-------- DATA SHOWN
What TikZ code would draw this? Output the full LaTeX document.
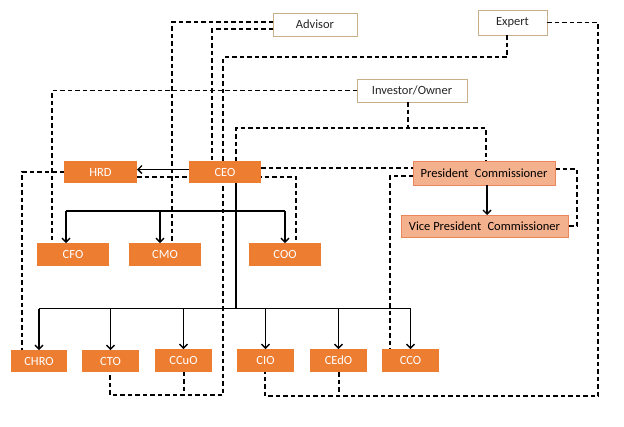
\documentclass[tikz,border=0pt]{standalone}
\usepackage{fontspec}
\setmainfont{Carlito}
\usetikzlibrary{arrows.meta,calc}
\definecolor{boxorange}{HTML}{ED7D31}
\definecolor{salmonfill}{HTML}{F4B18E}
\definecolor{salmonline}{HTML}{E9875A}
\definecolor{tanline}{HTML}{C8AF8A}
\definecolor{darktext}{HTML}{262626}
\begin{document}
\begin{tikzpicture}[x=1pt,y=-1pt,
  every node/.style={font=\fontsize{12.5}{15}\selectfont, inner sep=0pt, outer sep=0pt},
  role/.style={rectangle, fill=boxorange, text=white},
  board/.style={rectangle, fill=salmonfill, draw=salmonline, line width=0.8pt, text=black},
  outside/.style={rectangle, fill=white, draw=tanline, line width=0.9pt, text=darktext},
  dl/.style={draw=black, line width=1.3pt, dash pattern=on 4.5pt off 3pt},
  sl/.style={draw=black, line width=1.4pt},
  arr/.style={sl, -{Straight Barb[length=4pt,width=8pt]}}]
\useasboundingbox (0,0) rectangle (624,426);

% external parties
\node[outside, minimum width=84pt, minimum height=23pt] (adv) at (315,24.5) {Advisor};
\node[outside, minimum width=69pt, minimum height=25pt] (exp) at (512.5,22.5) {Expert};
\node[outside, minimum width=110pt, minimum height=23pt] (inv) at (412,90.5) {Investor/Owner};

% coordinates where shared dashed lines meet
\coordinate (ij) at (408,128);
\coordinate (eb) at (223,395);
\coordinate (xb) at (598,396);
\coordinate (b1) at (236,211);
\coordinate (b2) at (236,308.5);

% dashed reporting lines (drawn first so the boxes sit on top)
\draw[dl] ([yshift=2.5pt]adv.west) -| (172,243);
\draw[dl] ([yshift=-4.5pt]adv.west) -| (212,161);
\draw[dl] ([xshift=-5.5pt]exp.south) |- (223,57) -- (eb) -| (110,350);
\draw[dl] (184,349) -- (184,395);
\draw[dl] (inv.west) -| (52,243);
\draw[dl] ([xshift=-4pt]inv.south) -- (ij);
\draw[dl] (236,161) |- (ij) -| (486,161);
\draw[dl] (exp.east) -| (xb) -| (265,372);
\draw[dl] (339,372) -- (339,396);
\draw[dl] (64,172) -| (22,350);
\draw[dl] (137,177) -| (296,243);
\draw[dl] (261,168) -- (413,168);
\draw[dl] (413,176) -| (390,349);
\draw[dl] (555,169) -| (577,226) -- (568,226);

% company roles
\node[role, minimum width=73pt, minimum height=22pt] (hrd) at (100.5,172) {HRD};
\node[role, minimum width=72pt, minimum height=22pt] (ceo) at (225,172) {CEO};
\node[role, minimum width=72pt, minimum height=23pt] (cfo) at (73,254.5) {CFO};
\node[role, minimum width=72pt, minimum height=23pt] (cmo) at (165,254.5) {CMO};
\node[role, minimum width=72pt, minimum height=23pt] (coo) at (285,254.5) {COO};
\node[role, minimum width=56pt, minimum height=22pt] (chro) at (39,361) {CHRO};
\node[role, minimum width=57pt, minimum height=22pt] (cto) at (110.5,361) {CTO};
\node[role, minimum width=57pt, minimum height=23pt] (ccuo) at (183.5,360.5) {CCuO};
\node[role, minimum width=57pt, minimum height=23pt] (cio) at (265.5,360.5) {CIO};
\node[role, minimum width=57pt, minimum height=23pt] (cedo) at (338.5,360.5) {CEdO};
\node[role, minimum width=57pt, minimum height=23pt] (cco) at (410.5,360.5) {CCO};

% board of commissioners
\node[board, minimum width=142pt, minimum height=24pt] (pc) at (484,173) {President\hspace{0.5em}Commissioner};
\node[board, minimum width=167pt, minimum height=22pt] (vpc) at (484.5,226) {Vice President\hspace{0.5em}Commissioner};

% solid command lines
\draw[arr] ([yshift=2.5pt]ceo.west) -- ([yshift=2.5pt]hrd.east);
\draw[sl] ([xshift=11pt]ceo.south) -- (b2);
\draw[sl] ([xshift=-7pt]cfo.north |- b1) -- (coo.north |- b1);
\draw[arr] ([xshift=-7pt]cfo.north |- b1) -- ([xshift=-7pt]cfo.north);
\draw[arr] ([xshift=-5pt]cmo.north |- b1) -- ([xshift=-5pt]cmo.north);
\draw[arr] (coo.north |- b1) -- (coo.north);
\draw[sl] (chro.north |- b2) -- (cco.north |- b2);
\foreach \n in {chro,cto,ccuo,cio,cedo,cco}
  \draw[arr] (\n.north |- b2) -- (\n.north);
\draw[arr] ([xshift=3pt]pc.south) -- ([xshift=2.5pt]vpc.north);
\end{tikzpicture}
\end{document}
----------------
- THE REQUEST -
Using the material above, set down every line exactly, but skip the pictures.

- EXERCISE SOLUTION -
What TikZ code would draw this? Output the full LaTeX document.
\documentclass[tikz,border=0pt]{standalone}
\usepackage{fontspec}
\setmainfont{Carlito}
\usetikzlibrary{arrows.meta,calc}
\definecolor{boxorange}{HTML}{ED7D31}
\definecolor{salmonfill}{HTML}{F4B18E}
\definecolor{salmonline}{HTML}{E9875A}
\definecolor{tanline}{HTML}{C8AF8A}
\definecolor{darktext}{HTML}{262626}
\begin{document}
\begin{tikzpicture}[x=1pt,y=-1pt,
  every node/.style={font=\fontsize{12.5}{15}\selectfont, inner sep=0pt, outer sep=0pt},
  role/.style={rectangle, fill=boxorange, text=white},
  board/.style={rectangle, fill=salmonfill, draw=salmonline, line width=0.8pt, text=black},
  outside/.style={rectangle, fill=white, draw=tanline, line width=0.9pt, text=darktext},
  dl/.style={draw=black, line width=1.3pt, dash pattern=on 4.5pt off 3pt},
  sl/.style={draw=black, line width=1.4pt},
  arr/.style={sl, -{Straight Barb[length=4pt,width=8pt]}}]
\useasboundingbox (0,0) rectangle (624,426);

% external parties
\node[outside, minimum width=84pt, minimum height=23pt] (adv) at (315,24.5) {Advisor};
\node[outside, minimum width=69pt, minimum height=25pt] (exp) at (512.5,22.5) {Expert};
\node[outside, minimum width=110pt, minimum height=23pt] (inv) at (412,90.5) {Investor/Owner};

% coordinates where shared dashed lines meet
\coordinate (ij) at (408,128);
\coordinate (eb) at (223,395);
\coordinate (xb) at (598,396);
\coordinate (b1) at (236,211);
\coordinate (b2) at (236,308.5);

% dashed reporting lines (drawn first so the boxes sit on top)
\draw[dl] ([yshift=2.5pt]adv.west) -| (172,243);
\draw[dl] ([yshift=-4.5pt]adv.west) -| (212,161);
\draw[dl] ([xshift=-5.5pt]exp.south) |- (223,57) -- (eb) -| (110,350);
\draw[dl] (184,349) -- (184,395);
\draw[dl] (inv.west) -| (52,243);
\draw[dl] ([xshift=-4pt]inv.south) -- (ij);
\draw[dl] (236,161) |- (ij) -| (486,161);
\draw[dl] (exp.east) -| (xb) -| (265,372);
\draw[dl] (339,372) -- (339,396);
\draw[dl] (64,172) -| (22,350);
\draw[dl] (137,177) -| (296,243);
\draw[dl] (261,168) -- (413,168);
\draw[dl] (413,176) -| (390,349);
\draw[dl] (555,169) -| (577,226) -- (568,226);

% company roles
\node[role, minimum width=73pt, minimum height=22pt] (hrd) at (100.5,172) {HRD};
\node[role, minimum width=72pt, minimum height=22pt] (ceo) at (225,172) {CEO};
\node[role, minimum width=72pt, minimum height=23pt] (cfo) at (73,254.5) {CFO};
\node[role, minimum width=72pt, minimum height=23pt] (cmo) at (165,254.5) {CMO};
\node[role, minimum width=72pt, minimum height=23pt] (coo) at (285,254.5) {COO};
\node[role, minimum width=56pt, minimum height=22pt] (chro) at (39,361) {CHRO};
\node[role, minimum width=57pt, minimum height=22pt] (cto) at (110.5,361) {CTO};
\node[role, minimum width=57pt, minimum height=23pt] (ccuo) at (183.5,360.5) {CCuO};
\node[role, minimum width=57pt, minimum height=23pt] (cio) at (265.5,360.5) {CIO};
\node[role, minimum width=57pt, minimum height=23pt] (cedo) at (338.5,360.5) {CEdO};
\node[role, minimum width=57pt, minimum height=23pt] (cco) at (410.5,360.5) {CCO};

% board of commissioners
\node[board, minimum width=142pt, minimum height=24pt] (pc) at (484,173) {President\hspace{0.5em}Commissioner};
\node[board, minimum width=167pt, minimum height=22pt] (vpc) at (484.5,226) {Vice President\hspace{0.5em}Commissioner};

% solid command lines
\draw[arr] ([yshift=2.5pt]ceo.west) -- ([yshift=2.5pt]hrd.east);
\draw[sl] ([xshift=11pt]ceo.south) -- (b2);
\draw[sl] ([xshift=-7pt]cfo.north |- b1) -- (coo.north |- b1);
\draw[arr] ([xshift=-7pt]cfo.north |- b1) -- ([xshift=-7pt]cfo.north);
\draw[arr] ([xshift=-5pt]cmo.north |- b1) -- ([xshift=-5pt]cmo.north);
\draw[arr] (coo.north |- b1) -- (coo.north);
\draw[sl] (chro.north |- b2) -- (cco.north |- b2);
\foreach \n in {chro,cto,ccuo,cio,cedo,cco}
  \draw[arr] (\n.north |- b2) -- (\n.north);
\draw[arr] ([xshift=3pt]pc.south) -- ([xshift=2.5pt]vpc.north);
\end{tikzpicture}
\end{document}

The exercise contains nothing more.